– Нет смысла теперь искать виноватых, Боря. Да, мы ошиблись. Товарищ тоже пострадал.
С намеком сказал. Явно тут на Макара зуб точили.
Но Алекс, как обычно, не ошибался. Сказал – ума у них не хватит. Как увидят калеку – так еще и пожалеют.
Но, конечно, новый смысл в увечье Макара он нашел уже позже. Сделал же это ради наказания. И, может, из удовольствия.
– А в другой раз, щенок, сниму с тебя шкуру и повешу в центре двора.
Ну, тут уж никаких сомнений. Крепко повезло, что этот вот раз не настал прямо сейчас. С другой стороны, радоваться сильно не стоит. Угадать, когда и какое продолжение последует, нельзя.
Было невероятно больно. Макар даже не догадывался, что можно почувствовать нечто подобное.
Но оказалось, что можно. Пришел в себя и продолжил жить.
Однако, признаться, после наказания хуже стало только телу. Ну, ему и не привыкать, хотя до такого прежде и не доходило. Зато душе, наоборот, полегчало.
– И что теперь делать-то братцы? – простонал Макар.
Алекс приказал узнать все об их планах.

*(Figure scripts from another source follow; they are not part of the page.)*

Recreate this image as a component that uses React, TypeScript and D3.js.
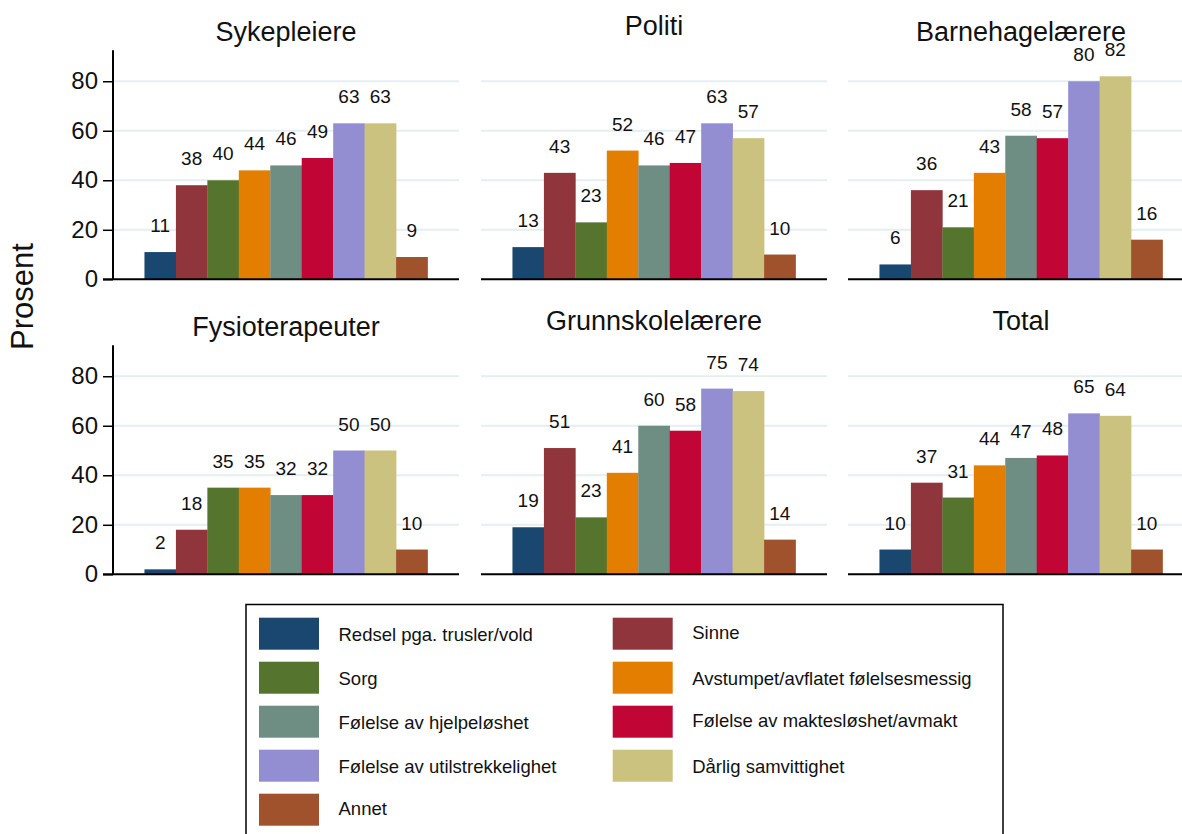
import * as d3 from "d3";
import { useEffect, useRef } from "react";

const categories = [
    "Redsel pga. trusler/vold",
    "Sinne",
    "Sorg",
    "Avstumpet/avflatet følelsesmessig",
    "Følelse av hjelpeløshet",
    "Følelse av maktesløshet/avmakt",
    "Følelse av utilstrekkelighet",
    "Dårlig samvittighet",
    "Annet",
];

const colors = [
    "#1a476f",
    "#90353b",
    "#55752f",
    "#e37e00",
    "#6e8e84",
    "#c10534",
    "#938dd2",
    "#cac27e",
    "#a0522d",
];

const groups = [
    "Sykepleiere",
    "Politi",
    "Barnehagelærere",
    "Fysioterapeuter",
    "Grunnskolelærere",
    "Total",
];

const sykepleiere = [11, 38, 40, 44, 46, 49, 63, 63, 9];
const politi = [13, 43, 23, 52, 46, 47, 63, 57, 10];
const barnehagelaerere = [6, 36, 21, 43, 58, 57, 80, 82, 16];
const fysioterapeuter = [2, 18, 35, 35, 32, 32, 50, 50, 10];
const grunnskolelaerere = [19, 51, 23, 41, 60, 58, 75, 74, 14];
const total = [10, 37, 31, 44, 47, 48, 65, 64, 10];

const yTicks = [0, 20, 40, 60, 80];

const W = 1182;
const H = 834;
const FONT = "'Liberation Sans', Arial, Helvetica, sans-serif";

export default function App() {
    const ref = useRef<SVGSVGElement | null>(null);

    useEffect(() => {
        const svg = d3.select(ref.current);
        svg.selectAll("*").remove();

        const values = [
            sykepleiere,
            politi,
            barnehagelaerere,
            fysioterapeuter,
            grunnskolelaerere,
            total,
        ];

        // panel geometry
        const colX = [113, 481, 848];
        const plotW = 346;
        const rowZero = [279.3, 574.3];
        const plotH = 229;

        groups.forEach((name, gi) => {
            const col = gi % 3;
            const row = Math.floor(gi / 3);
            const x0 = colX[col];
            const zero = rowZero[row];

            const x = d3
                .scaleBand<number>()
                .domain(d3.range(categories.length))
                .range([x0, x0 + plotW])
                .paddingInner(0)
                .paddingOuter(1);
            const y = d3
                .scaleLinear()
                .domain([0, 92.5])
                .range([zero, zero - plotH]);

            const g = svg.append("g");

            // gridlines
            g.append("g")
                .selectAll("line")
                .data(yTicks.filter((t) => t > 0))
                .join("line")
                .attr("x1", x0)
                .attr("x2", x0 + plotW)
                .attr("y1", (d) => y(d))
                .attr("y2", (d) => y(d))
                .attr("stroke", "#e5eef1")
                .attr("stroke-width", 2);

            // bars
            g.append("g")
                .selectAll("rect")
                .data(values[gi])
                .join("rect")
                .attr("x", (d, i) => x(i) ?? 0)
                .attr("y", (d) => y(d))
                .attr("width", x.bandwidth() + 0.3)
                .attr("height", (d) => y(0) - y(d))
                .attr("fill", (d, i) => colors[i]);

            // value labels
            g.append("g")
                .selectAll("text")
                .data(values[gi])
                .join("text")
                .attr("x", (d, i) => (x(i) ?? 0) + x.bandwidth() / 2)
                .attr("y", (d) => y(d) - 20)
                .attr("text-anchor", "middle")
                .attr("font-size", 19)
                .attr("font-family", FONT)
                .attr("fill", "#111")
                .text((d) => String(d));

            // baseline
            g.append("line")
                .attr("x1", x0 - (col === 0 ? 10 : 0))
                .attr("x2", x0 + plotW)
                .attr("y1", zero)
                .attr("y2", zero)
                .attr("stroke", "#000")
                .attr("stroke-width", 2);

            // y axis for first column
            if (col === 0) {
                const yAxis = d3
                    .axisLeft(y)
                    .tickValues(yTicks)
                    .tickSize(10)
                    .tickPadding(5);
                const ax = g
                    .append("g")
                    .attr("transform", `translate(${x0},0)`)
                    .call(yAxis);
                ax.select(".domain").remove();
                ax.selectAll("line")
                    .attr("stroke", "#000")
                    .attr("stroke-width", 1.5);
                ax.selectAll("text")
                    .attr("font-size", 24)
                    .attr("font-family", FONT)
                    .attr("fill", "#111");
                ax.append("line")
                    .attr("x1", 0)
                    .attr("x2", 0)
                    .attr("y1", y(92.5))
                    .attr("y2", zero)
                    .attr("stroke", "#000")
                    .attr("stroke-width", 2);
            }

            // panel title
            const hasDesc = /[gjpqy]/.test(name);
            g.append("text")
                .attr("x", x0 + plotW / 2)
                .attr("y", row * 295 + (hasDesc ? 41 : 35))
                .attr("text-anchor", "middle")
                .attr("font-size", 27)
                .attr("font-family", FONT)
                .attr("fill", "#111")
                .text(name);
        });

        // y axis title
        svg.append("text")
            .attr("transform", "translate(33,296.5) rotate(-90)")
            .attr("text-anchor", "middle")
            .attr("font-size", 31)
            .attr("font-family", FONT)
            .attr("fill", "#111")
            .text("Prosent");

        // legend
        const lg = svg.append("g");
        lg.append("rect")
            .attr("x", 246)
            .attr("y", 604.5)
            .attr("width", 757)
            .attr("height", 260)
            .attr("fill", "#fff")
            .attr("stroke", "#000")
            .attr("stroke-width", 1.5);

        const legendCols = [259, 612.7];
        const items = lg
            .selectAll("g.item")
            .data(categories)
            .join("g")
            .attr("class", "item")
            .attr(
                "transform",
                (d, i) =>
                    `translate(${legendCols[i % 2]},${617.7 + Math.floor(i / 2) * 44})`
            );
        items
            .append("rect")
            .attr("width", 60)
            .attr("height", 32)
            .attr("fill", (d, i) => colors[i]);
        items
            .append("text")
            .attr("x", 79.5)
            .attr("y", (d) => (/[gjpqy]/.test(d) ? 23.5 : 21))
            .attr("font-size", 18.5)
            .attr("font-family", FONT)
            .attr("fill", "#111")
            .text((d) => d);
    }, []);

    return (
        <svg
            ref={ref}
            width={W}
            height={H}
            style={{ position: "absolute", left: 0, top: 0, background: "#fff" }}
        />
    );
}
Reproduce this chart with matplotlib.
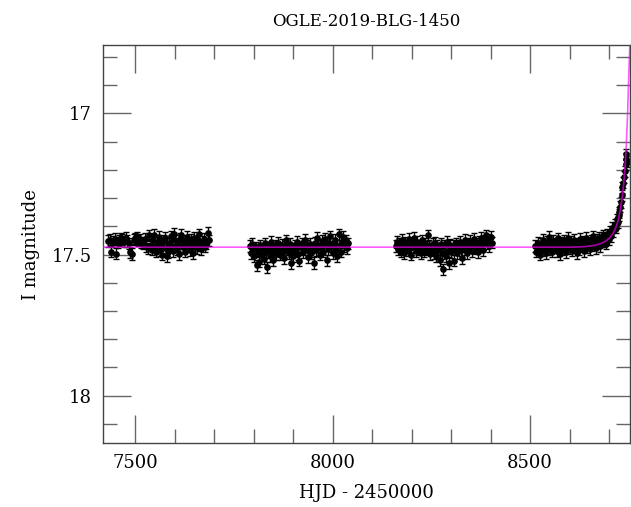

Сокрушаться да скулить подольше и погромче.
Он задумал сделать с Танькой что-то особенное, но, конечно, Макару не доложил. А сам он не догадался, да и не старался мозги напрягать. И потолковее-то люди нередко в задумках Алекса вязли, что мухи в паутине.
– Ничего! Радоваться, что мы живы, да молиться, чтобы так и осталось! – пылко воскликнул волосатик. Забыл, видать, что атеист. Бывает.
Вот даже у Макара – а уж он-то совсем ни во что больше не верил – нет-нет, да и слетали такие же слова с языка.
– Да, брат. Сколько товарищей погибло, – цокнул булочник. – Одно хорошо, что не напрасно. Все же за правое дело.
– А сами мы живы потому, что тут отсиделись.
– Боря, хватит. Наша смерть ничему бы не помогла.
– А как же новые люди? Собрания? – встрял Макар.
– О чем ты говоришь, брат? Жандармы весь город перевернули, в каждый дом, поди, наведались. Тут, в пекарне дважды были… Чудом пронесло! Это хорошо еще, что в цирюльню не заглянули. Но и нам, увы, там теперь никак нельзя появиться.
Надо запомнить. А что уж с этим делать – пусть Алекс сам разбирается.
– Пока у нас перерыв, – резюмировал булочник. – Если ты, конечно, не готов…
– Не готов, – Макар резко поднял вверх окровавленные обмотки – и непроизвольно вскрикнул. Острая боль прорезала руку – а с ней и голову, и каждый участок тела.
Ему повезло. Надо только вспоминать об этом почаще. Думать о том, что Алекс мог пытать его – а потом убить. Мог отрезать ухо или нос – и на словах собирался. Передумал: сказал, от дерьмовой болячки тот сам отвалится… А так-то у Макара есть еще правая рука.
А про болезнь ту, поди, самое время лекарке рассказать. Проклятых шалав, которые заразили, она врачевала. Может, и ему чем поможет.
– Что, болит? – участливо спросил булочник.
Макар выматерился и зажмурился, дожидаясь, когда боль ослабнет. Наконец, полегчало.
– Жаль, что всему конец, – выдавил он сквозь зубы.
– Конец, – подтвердил волосатик.
– Ничего такого, – зло зыркнул булочник. – Мы еще соберемся с силами и продолжим.
– А голова? – что есть мочи изобразил надежду Макар.
– И до головы доберемся. Не тревожься. Зиму только переждем, а там, вот увидишь, мы еще повоюем.
Макар кивнул. Вытер со лба крупные капли пота. Рука дрожала.
Если рассказ устроит Алекса, может быть, он все же позволит не прислуживать в доме сегодня ночью? Даст хоть немного прийти в себя?
Но нет, с чего бы? Он и так проявил невиданное для него милосердие. Так что уж как-нибудь, а придется терпеть. Надо просто утешиться тем, что спать страшновато. Стоило закрыть глаза, как Дашка являлась.
Макар нахлобучил шапку – совсем холодный день на дворе. Коряво застегнул, промахнувшись петлей, пуговицы тулупа.
– Пойду я…
– Я тебе булок дам. Пустых. И будь осторожен – и сам не высовывайся, и нас не подставь.
– Да знаю…
Булочник встал, намереваясь идти в пекарню.
– А как там Татьяна Васильевна? – все-таки вспомнил чертов волосатик.